The dealer made no reply and didn’t look as though he cared one way or another. If Schwiefka wanted to let the punk fool around for half an hour it was all right with Frankie.

But Schwiefka paid no heed and Sparrow waited miserably.

‘Well, should I start washin’ my hands to get ready?’ he wanted to know after a minute.

‘Yeh,’ Schweifka deigned to answer at last. ‘’N wash yer face too.’

‘Let him deal,’ Nifty Louie urged, ‘he can’t steal no more than Machine.’

Nifty Louie’s roll carried weight with Schwiefka. He shrugged uncertainly. Sparrow nudged Frankie out of the slot and the players tossed in a nickel ante each.

‘Look at the Jewish deal,’ Louie marveled, for the punk dealt lefthanded.

Sparrow dealt swiftly, sometimes with the right hand and sometimes with the left, sometimes beginning with the player to his right and the next time to his left, it was all one to Sparrow. But all the while watching that pot like a mangy chicken hawk. There was four dollars and twenty cents in it for the winner – the player he’d just asked for the loan of a two-spot. The punk knew when he had a good thing. He shoved seventy-five cents of the four-twenty to the winner, put a single lonely dime in the big green bag and got the rest in his own shirt pocket all in a single scoop of those ragged little claws.

The winner looked down in cold horror: he’d spent over two dollars to win a four-dollar pot and had six bits of it in front of him. ‘Back off if you don’t like how we deal here,’ Sparrow anticipated his protest. ‘Should I deal you out?’

The others cheered wildly, they hadn’t lost a dime on the deal. ‘Ataboy, Sparrow, you’re in the driver’s seat now.’

They didn’t cheer for long. The next pot held three dollars, of which the dealer got a dollar-forty for his trouble, the house earned thirty cents and the winner the crumbs.

Oddly, there weren’t many players for the next hand. Only forty-five cents lay in the kitty and Sparrow got two bits of that before Schwiefka had him by the neck. Before the punk could squawk so much as once he was sitting on the other side of the table right where he’d started. Only this time with nearly five dollars before him and there wouldn’t be any getting him out of the game till it was gone.

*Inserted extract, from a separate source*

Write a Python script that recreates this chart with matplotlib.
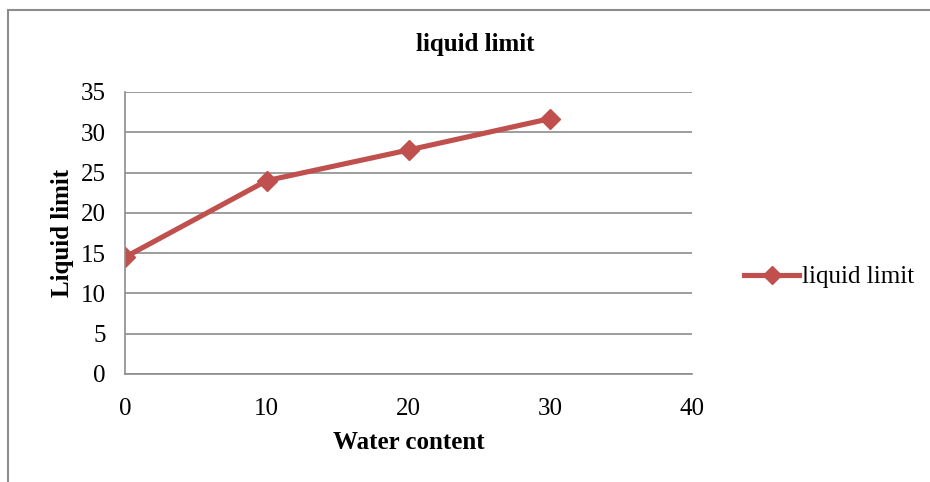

‘I’m supposed to be dead in 1921,’ Louie began confiding in Drunkie John. ‘Here it is almost ’47 ’n I’m still pumpin’ water.’

Louie could never quite get over his feat of having pumped water so long. ‘The guys who were lookin’ for me in the old days ’r gone: dead ’r drunk ’r dyin’. Them was the ones rubbed garlic on the shells – I’m suppose to have a garlic slug in my head twenny-six years ’n all I got was a toenail yanked off with a red-hot pintsers.’ Under the light, perspiration had dried the violet talc into the corners of his lips and the lips barely moved when he spoke. ‘Doin’ time ’r lushin’, dead ’r drunk ’r dyin’.’

‘I remember Frank the Enforcer,’ Drunkie John boasted, showing his blackened teeth, ‘he was the kind who’d blow half a hundred over the bar but wouldn’t spend for a pack cigarettes. He’d smoke yours.’ And drank. From the bottle without a name. ‘Them was the good old days, when a guy got thirteen years for a misdemeanor. When you done somethin’ then you paid for it,’ he mourned. ‘It ain’t like now. It’s too cheap now.’ The marks of debauchery were seamed across his face like a chronic disease.